(PROMPT)
In the entries below, find the line with "Recreate this image" and the line with "import matplotlib.pyplot as plt", then retype both and everything between them exactly. Do not copy the pictures.

(INFORMATION PROVIDED)
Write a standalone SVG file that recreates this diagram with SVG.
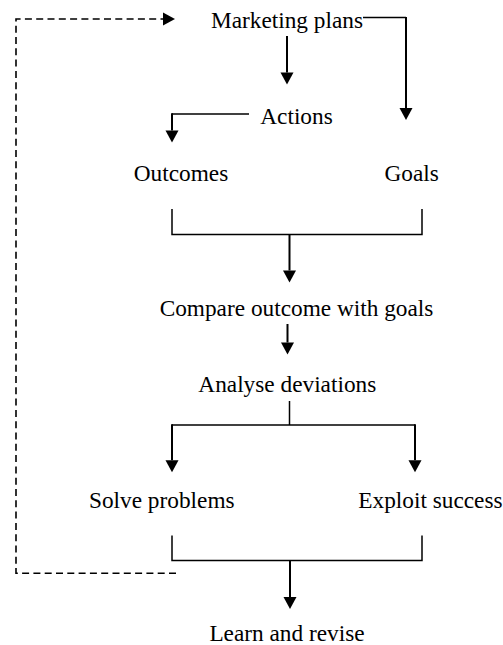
<svg xmlns="http://www.w3.org/2000/svg" width="503" height="645" viewBox="0 0 503 645">
<defs>
<style>
text{font-family:"Liberation Serif","Times New Roman",serif;font-size:23.3px;fill:#000}
.c{text-anchor:middle}
.ln{fill:none;stroke:#000;stroke-width:1.5}
.sh{fill:none;stroke:#000;stroke-width:2}
.ds{fill:none;stroke:#000;stroke-width:1.6;stroke-dasharray:7 4.3}
</style>
<marker id="ah" markerUnits="userSpaceOnUse" markerWidth="13" markerHeight="14" refX="0" refY="6.5" orient="auto" overflow="visible">
<path d="M0,0 L12,6.5 L0,13 Z" fill="#000"/>
</marker>
</defs>
<rect width="503" height="645" fill="#fff"/>
<g id="connectors">
<path class="sh" d="M287,36 V72.5" marker-end="url(#ah)"/>
<path class="ln" d="M363,17.5 H406"/>
<path class="sh" d="M406,17 V108" marker-end="url(#ah)"/>
<path class="ln" d="M249,114 H172"/>
<path class="sh" d="M172,113.3 V130.5" marker-end="url(#ah)"/>
<path class="ln" d="M172,209 V234.5 H422 V209"/>
<path class="sh" d="M289.5,234.5 V270.5" marker-end="url(#ah)"/>
<path class="sh" d="M287.5,324 V342.5" marker-end="url(#ah)"/>
<path class="ln" d="M289.5,401 V425"/>
<path class="ln" d="M172,425 H415"/>
<path class="sh" d="M172,424.3 V460.3" marker-end="url(#ah)"/>
<path class="sh" d="M415,424.3 V460.3" marker-end="url(#ah)"/>
<path class="ln" d="M172,535.5 V560.5 H422 V535.5"/>
<path class="sh" d="M290,560.5 V597" marker-end="url(#ah)"/>
<path class="ds" d="M176,573.3 H16 V19 H163" marker-end="url(#ah)"/>
</g>
<g id="marketing-plans"><text class="c" x="287" y="28">Marketing plans</text></g>
<g id="actions"><text class="c" x="296.5" y="124">Actions</text></g>
<g id="outcomes"><text class="c" x="181" y="181">Outcomes</text></g>
<g id="goals"><text class="c" x="411.7" y="181">Goals</text></g>
<g id="compare"><text class="c" x="296.5" y="316">Compare outcome with goals</text></g>
<g id="analyse"><text class="c" x="287.3" y="392">Analyse deviations</text></g>
<g id="solve"><text class="c" x="161.8" y="508">Solve problems</text></g>
<g id="exploit"><text x="358.3" y="508">Exploit success</text></g>
<g id="learn"><text class="c" x="287" y="640.5">Learn and revise</text></g>
</svg>
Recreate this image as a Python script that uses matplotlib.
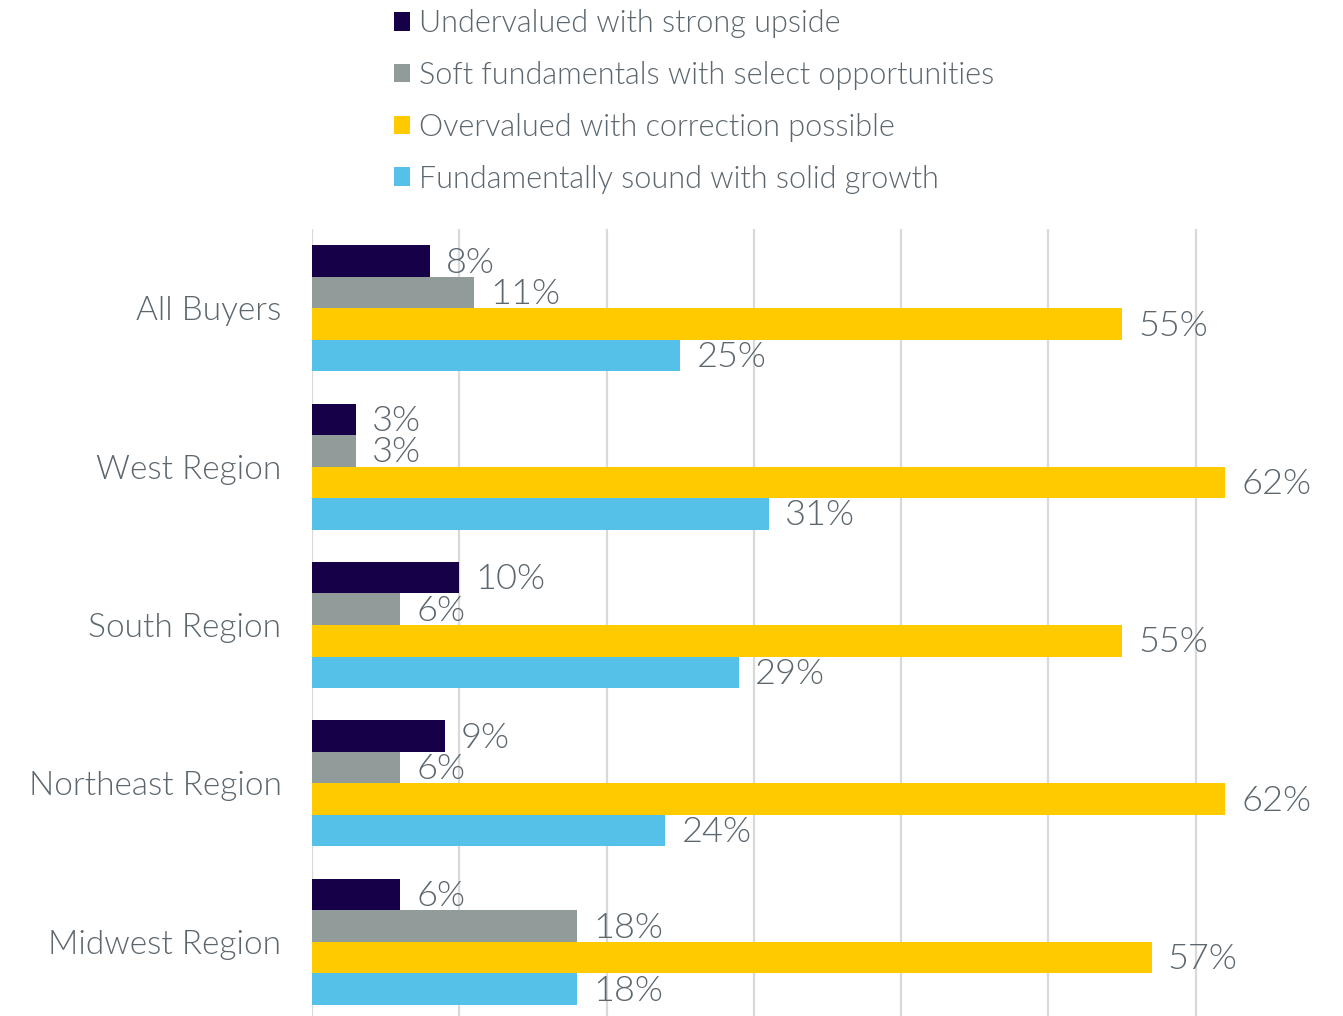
import numpy as np
import matplotlib.pyplot as plt

regions = ["All Buyers", "West Region", "South Region", "Northeast Region", "Midwest Region"]
series_names = [
    "Undervalued with strong upside",
    "Soft fundamentals with select opportunities",
    "Overvalued with correction possible",
    "Fundamentally sound with solid growth",
]
undervalued = [8, 3, 10, 9, 6]
soft = [11, 3, 6, 6, 18]
overvalued = [55, 62, 55, 62, 57]
sound = [25, 31, 29, 24, 18]

colors = ["#160047", "#919b9a", "#ffcb00", "#56c1e8"]
text_grey = "#5b666e"
plt.rcParams["font.family"] = ["Lato", "DejaVu Sans"]
weight = 300

fig = plt.figure(figsize=(13.43, 10.16), dpi=100)
ax = fig.add_axes([312 / 1343, -5 / 1016, 1031 / 1343, 792 / 1016])

y = np.arange(len(regions))
h = 0.199
for i, (vals, c, name) in enumerate(zip([undervalued, soft, overvalued, sound], colors, series_names)):
    pos = y + (i - 1.5) * h
    ax.barh(pos, vals, height=h, color=c, label=name, zorder=3)
    for p, v in zip(pos, vals):
        ax.text(v + 1.1, p + 0.01, f"{v}%", va="center", ha="left", fontsize=26,
                color=text_grey, fontweight=weight, zorder=4)

ax.set_xlim(0, 70)
ax.set_ylim(len(regions) - 0.5, -0.5)
ax.set_xticks(np.arange(0, 70, 10))
ax.xaxis.grid(True, color="#d9d9d9", linewidth=1.6, zorder=0)
ax.tick_params(axis="x", length=0, labelbottom=False)
ax.tick_params(axis="y", length=0, pad=22)
ax.set_yticks(y)
ax.set_yticklabels(regions, fontsize=24, color=text_grey, fontweight=weight)
for s in ax.spines.values():
    s.set_visible(False)

handles, labels = ax.get_legend_handles_labels()
leg = fig.legend(handles, labels, loc="upper left", bbox_to_anchor=(366 / 1343, 1.018),
                 frameon=False, fontsize=22, handlelength=0.55, handleheight=0.55,
                 handletextpad=0.3, labelspacing=0.745)
for t in leg.get_texts():
    t.set_color(text_grey)
    t.set_fontweight(weight)

fig.savefig("out.png", dpi=100)
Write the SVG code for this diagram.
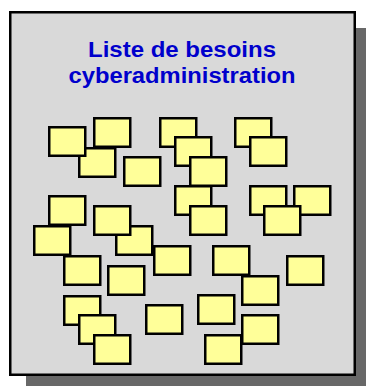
<svg xmlns="http://www.w3.org/2000/svg" width="366" height="386" viewBox="0 0 366 386">
<style>
.note rect{fill:#FFFF99;stroke:#000;stroke-width:2.5}
.title{font-family:"Liberation Sans",Arial,sans-serif;font-weight:bold;font-size:22px;fill:#0000CC}
</style>
<rect width="366" height="386" fill="#FFFFFF"/>
<g id="panel">
<rect x="26" y="28" width="347" height="365" fill="#686868"/>
<rect x="10.25" y="12.25" width="344.5" height="362.5" fill="#D9D9D9" stroke="#000" stroke-width="2.5"/>
<text class="title" x="182" y="57" text-anchor="middle" textLength="188" lengthAdjust="spacingAndGlyphs">Liste de besoins</text>
<text class="title" x="182" y="82.5" text-anchor="middle" textLength="227" lengthAdjust="spacingAndGlyphs">cyberadministration</text>
</g>
<g id="notes">
<g id="note1" class="note"><rect x="94.25" y="118.25" width="36" height="28.5"/></g>
<g id="note2" class="note"><rect x="79.25" y="148.25" width="36" height="28.5"/></g>
<g id="note3" class="note"><rect x="49.25" y="127.25" width="36" height="28.5"/></g>
<g id="note4" class="note"><rect x="124.25" y="157.25" width="36" height="28.5"/></g>
<g id="note5" class="note"><rect x="160.25" y="118.25" width="36" height="28.5"/></g>
<g id="note6" class="note"><rect x="175.25" y="137.25" width="36" height="28.5"/></g>
<g id="note7" class="note"><rect x="190.25" y="157.25" width="36" height="28.5"/></g>
<g id="note8" class="note"><rect x="235.25" y="118.25" width="36" height="28.5"/></g>
<g id="note9" class="note"><rect x="250.25" y="137.25" width="36" height="28.5"/></g>
<g id="note10" class="note"><rect x="175.25" y="186.25" width="36" height="28.5"/></g>
<g id="note11" class="note"><rect x="190.25" y="206.25" width="36" height="28.5"/></g>
<g id="note12" class="note"><rect x="250.25" y="186.25" width="36" height="28.5"/></g>
<g id="note13" class="note"><rect x="294.25" y="186.25" width="36" height="28.5"/></g>
<g id="note14" class="note"><rect x="264.25" y="206.25" width="36" height="28.5"/></g>
<g id="note15" class="note"><rect x="49.25" y="196.25" width="36" height="28.5"/></g>
<g id="note16" class="note"><rect x="34.25" y="226.25" width="36" height="28.5"/></g>
<g id="note17" class="note"><rect x="116.25" y="226.25" width="36" height="28.5"/></g>
<g id="note18" class="note"><rect x="94.25" y="206.25" width="36" height="28.5"/></g>
<g id="note19" class="note"><rect x="154.25" y="246.25" width="36" height="28.5"/></g>
<g id="note20" class="note"><rect x="64.25" y="256.25" width="36" height="28.5"/></g>
<g id="note21" class="note"><rect x="108.25" y="266.25" width="36" height="28.5"/></g>
<g id="note22" class="note"><rect x="213.25" y="246.25" width="36" height="28.5"/></g>
<g id="note23" class="note"><rect x="242.25" y="276.25" width="36" height="28.5"/></g>
<g id="note24" class="note"><rect x="287.25" y="256.25" width="36" height="28.5"/></g>
<g id="note25" class="note"><rect x="64.25" y="296.25" width="36" height="28.5"/></g>
<g id="note26" class="note"><rect x="79.25" y="315.25" width="36" height="28.5"/></g>
<g id="note27" class="note"><rect x="94.25" y="335.25" width="36" height="28.5"/></g>
<g id="note28" class="note"><rect x="146.25" y="305.25" width="36" height="28.5"/></g>
<g id="note29" class="note"><rect x="198.25" y="295.25" width="36" height="28.5"/></g>
<g id="note30" class="note"><rect x="242.25" y="315.25" width="36" height="28.5"/></g>
<g id="note31" class="note"><rect x="205.25" y="335.25" width="36" height="28.5"/></g>
</g>
<g id="connectors"/>
</svg>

(EXERCISE ANSWER)
Recreate this image as a Python script that uses matplotlib.
import numpy as np
import matplotlib.pyplot as plt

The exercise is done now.